Growing FMCG brands in the digital age
27 September 2016
Jenny Bullis, our CEO for EMEA, digs deeper into the transformative power of digital for FMCG brands in her latest column:
We hear about the transformative power of digital, yet few can explain – step-by-step – what this means for FMCG brands and how to get started. Teams are stretched, margins are thin and few if any have broken free from the shackles of the brick & mortar. At the same time, digital communications has struggled to deliver against our old broadcast definitions, yet we all know audiences have moved online and on mobile. What’s a brand to do in a digital economy and where can new growth be found?
There are many lessons to be learned from key industry leaders ranging from portfolio management to consumer relationships, only a few of which resonate deeply with digital.
1. Target at scale
So much of our approach to marketing is based on experience and historical approaches. However so little of this includes the impact of the digital economy. Those who are comfortable and safe with their ways of targeting and marketing need to adapt and that means challenging our historic frame of reference. Introducing the frenemy you’ve never met: Byron Sharp, professor at Ehrenberg-Bass Institute. His team’s work has explored the factors causing brands to grow in any given category from FMCG to finance to automotive. Documented in two books, he proves that much of the targeting obsession that has driven the advertising industry since the 1980’s proliferation of demographic-centric print titles and TV channels is wasteful. Instead, he outlines the importance of being the biggest, or seemingly biggest, in any given category. His teachings prioritize always-on reach as big brands achieve most growth from fickle light users – unequivocally. However, don’t assume this means TV and no targeting is the answer. Contrastingly, big TV still means big wastage. The promise of programmatic and social platforms is that they have the ability to pick up on consumer interest at scale. His teachings lead us to emphasize sizing of potential light audiences and waterfall planning above stereotypical demographics and personas targeting. Truth is, we all need a little laundry detergent, chocolate, cheese, and razors at some point in our life, and when that time comes, we will think of the category leaders first; and therein lies growth. Even P&G seems to embrace this approach. CMO Marc Pritchard recently stated in the Wall Street Journal: “(regarding Facebook) we targeted too much, and we went too narrow…and now we’re looking at: what is the best way to get the most reach but also the right precision?”
2. Make it measurable
While our industry has been obsessed with targeting, it has been less fixated with measuring success during and post-campaign. For FMCG brands, every media placement should be measurable. Yes, even big brand-building ‘awareness’ campaigns need to be held accountable. Whether measuring brand lift, views, or click-through, channels with measurable outputs instead of estimated inputs should receive preferential treatment. Increasingly, all communications should be held to this standard, especially as more and more media become digitized. Sadly, many channels like TV, cinema, OOH, and print are largely genuinely unmeasurable, but brands that work with the media industry to change this will win through experience and insight. As digital penetration and smartphone usage continues to rise in every given region, so should digital media spend, and as more and more offline channels come online, e.g. addressable TV, spend will increase exponentially. Challenging and championing new and in many cases, inventive ways of measuring, are vital to gain understanding and new experiences from which we can better plan an increasingly digitised future.

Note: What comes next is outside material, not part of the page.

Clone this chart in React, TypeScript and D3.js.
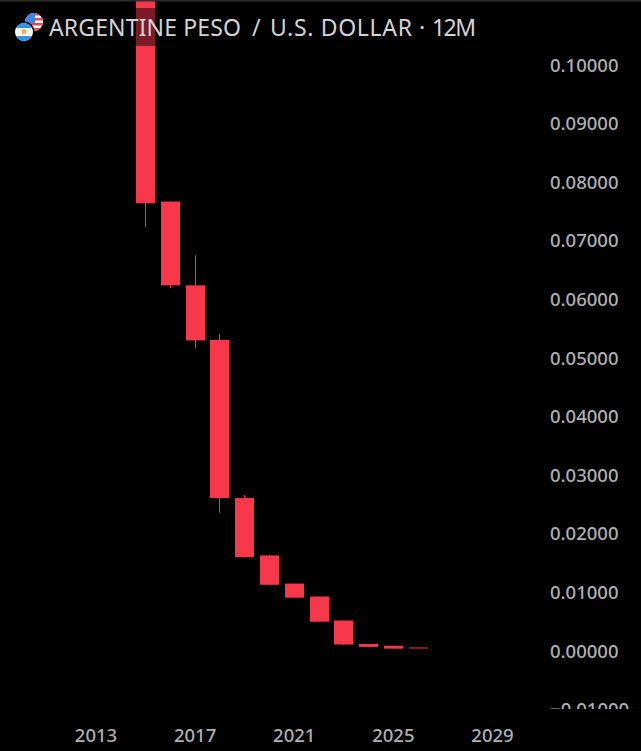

3. Evolve the retail chain
Retailers largely own the sale and therefore the customer data, and in many categories, they compete with their own private-label products. So how does an FMCG company harness the promise of the digital economy to combat the privileged position of retailers? Getting closer to the sale and the customer is increasingly possible as the convenience economy gains momentum. Dollar Shave Club and Graze are a couple examples of how consumers are relishing the convenience of subscription-based e-commerce models. Imagine the subscription potential for low-consideration items of which we never want to run out – toilet paper, baby formula, condoms, etc. Not only do these models help control the margins, they also generate a wealth of first-party data, which can be used to optimize other parts of the portfolio by creating a pool of known customers. Having a valuable pool of data also helps drive a data driven culture inside an organisation; once brands are familiar with data and learn how to use it and what to expect from it, this can benefit wider teams such as those negotiating new distribution deals with new grocery platforms like Amazon to ensure that these new retailers share data instead of charging brands. This helps put FMCG brands on a ‘front foot’ relationship with the new retailers, who are the competition to the traditional retailers, thus altering the trade dynamics of the industry.
As we forge the best path for our brands in the digital world, it’s worth drawing insight from sources of wisdom, while dismissing the litany of pseudo-studies seemingly published daily. Such wisdom does not provide the step-by-step growth plan each brand requires (that’s up to us); but the lessons learned can give us the helping hand we need when setting out on our own digital transformation.